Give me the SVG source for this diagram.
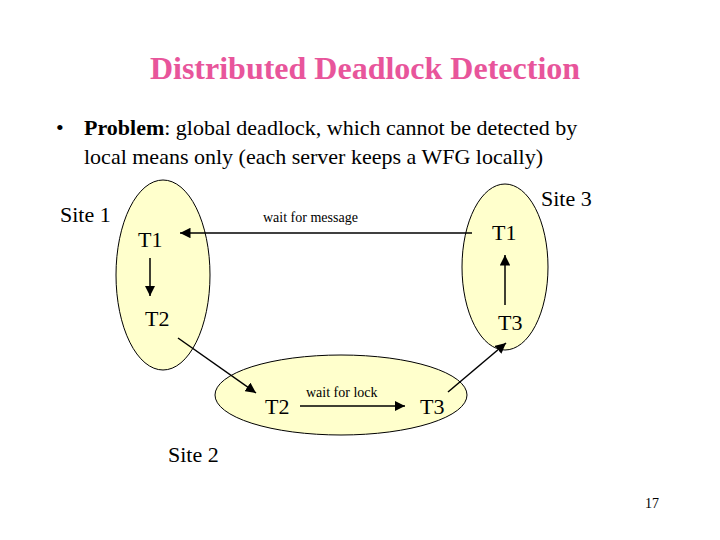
<svg xmlns="http://www.w3.org/2000/svg" width="720" height="540" viewBox="0 0 720 540" font-family="Liberation Serif, Times New Roman, serif">
<style>
.e{fill:#FFFFCC;stroke:#000;stroke-width:1}
.c{stroke:#000;stroke-width:1.5;fill:none;marker-end:url(#a)}
</style>
<defs><marker id="a" viewBox="0 0 10 10" refX="10" refY="5" markerWidth="7" markerHeight="7" orient="auto"><path d="M0,0L10,5L0,10z" fill="#000"/></marker></defs>
<rect width="720" height="540" fill="#fff"/>
<text x="365" y="79" text-anchor="middle" font-size="32" font-weight="bold" fill="#E8559B">Distributed Deadlock Detection</text>
<text x="56" y="135" font-size="22">•</text>
<text x="84" y="135" font-size="22"><tspan font-weight="bold">Problem</tspan>: global deadlock, which cannot be detected by</text>
<text x="84" y="164" font-size="22">local means only (each server keeps a WFG locally)</text>
<g id="site1"><ellipse class="e" cx="163" cy="275" rx="47" ry="95"/><text x="60" y="222" font-size="22">Site 1</text></g>
<g id="site3"><ellipse class="e" cx="505" cy="267" rx="43" ry="83"/><text x="541" y="206" font-size="22">Site 3</text></g>
<g id="site2"><ellipse class="e" cx="341" cy="395" rx="126" ry="40"/><text x="168" y="462" font-size="22">Site 2</text></g>
<g id="s1t1"><text x="138" y="247" font-size="22">T1</text></g>
<g id="s1t2"><text x="145" y="326" font-size="22">T2</text></g>
<g id="s3t1"><text x="492" y="240" font-size="22">T1</text></g>
<g id="s3t3"><text x="498" y="330" font-size="22">T3</text></g>
<g id="s2t2"><text x="265" y="414" font-size="22">T2</text></g>
<g id="s2t3"><text x="420" y="414" font-size="22">T3</text></g>
<g id="connectors">
<line class="c" x1="472" y1="233" x2="180" y2="233"/>
<text x="263" y="222" font-size="14">wait for message</text>
<line class="c" x1="150" y1="258" x2="150" y2="296"/>
<line class="c" x1="178" y1="338" x2="256" y2="393"/>
<line class="c" x1="300" y1="406" x2="405" y2="406"/>
<text x="306" y="397" font-size="14">wait for lock</text>
<line class="c" x1="448" y1="392" x2="506" y2="343"/>
<line class="c" x1="505" y1="305" x2="505" y2="255"/>
</g>
<text x="645" y="508" font-size="14">17</text>
</svg>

#####

- TASK BRIEF -
Skip every picture and transcribe the data above exactly.

- ANSWER TO THIS TASK -
Give me the SVG source for this diagram.
<svg xmlns="http://www.w3.org/2000/svg" width="720" height="540" viewBox="0 0 720 540" font-family="Liberation Serif, Times New Roman, serif">
<style>
.e{fill:#FFFFCC;stroke:#000;stroke-width:1}
.c{stroke:#000;stroke-width:1.5;fill:none;marker-end:url(#a)}
</style>
<defs><marker id="a" viewBox="0 0 10 10" refX="10" refY="5" markerWidth="7" markerHeight="7" orient="auto"><path d="M0,0L10,5L0,10z" fill="#000"/></marker></defs>
<rect width="720" height="540" fill="#fff"/>
<text x="365" y="79" text-anchor="middle" font-size="32" font-weight="bold" fill="#E8559B">Distributed Deadlock Detection</text>
<text x="56" y="135" font-size="22">•</text>
<text x="84" y="135" font-size="22"><tspan font-weight="bold">Problem</tspan>: global deadlock, which cannot be detected by</text>
<text x="84" y="164" font-size="22">local means only (each server keeps a WFG locally)</text>
<g id="site1"><ellipse class="e" cx="163" cy="275" rx="47" ry="95"/><text x="60" y="222" font-size="22">Site 1</text></g>
<g id="site3"><ellipse class="e" cx="505" cy="267" rx="43" ry="83"/><text x="541" y="206" font-size="22">Site 3</text></g>
<g id="site2"><ellipse class="e" cx="341" cy="395" rx="126" ry="40"/><text x="168" y="462" font-size="22">Site 2</text></g>
<g id="s1t1"><text x="138" y="247" font-size="22">T1</text></g>
<g id="s1t2"><text x="145" y="326" font-size="22">T2</text></g>
<g id="s3t1"><text x="492" y="240" font-size="22">T1</text></g>
<g id="s3t3"><text x="498" y="330" font-size="22">T3</text></g>
<g id="s2t2"><text x="265" y="414" font-size="22">T2</text></g>
<g id="s2t3"><text x="420" y="414" font-size="22">T3</text></g>
<g id="connectors">
<line class="c" x1="472" y1="233" x2="180" y2="233"/>
<text x="263" y="222" font-size="14">wait for message</text>
<line class="c" x1="150" y1="258" x2="150" y2="296"/>
<line class="c" x1="178" y1="338" x2="256" y2="393"/>
<line class="c" x1="300" y1="406" x2="405" y2="406"/>
<text x="306" y="397" font-size="14">wait for lock</text>
<line class="c" x1="448" y1="392" x2="506" y2="343"/>
<line class="c" x1="505" y1="305" x2="505" y2="255"/>
</g>
<text x="645" y="508" font-size="14">17</text>
</svg>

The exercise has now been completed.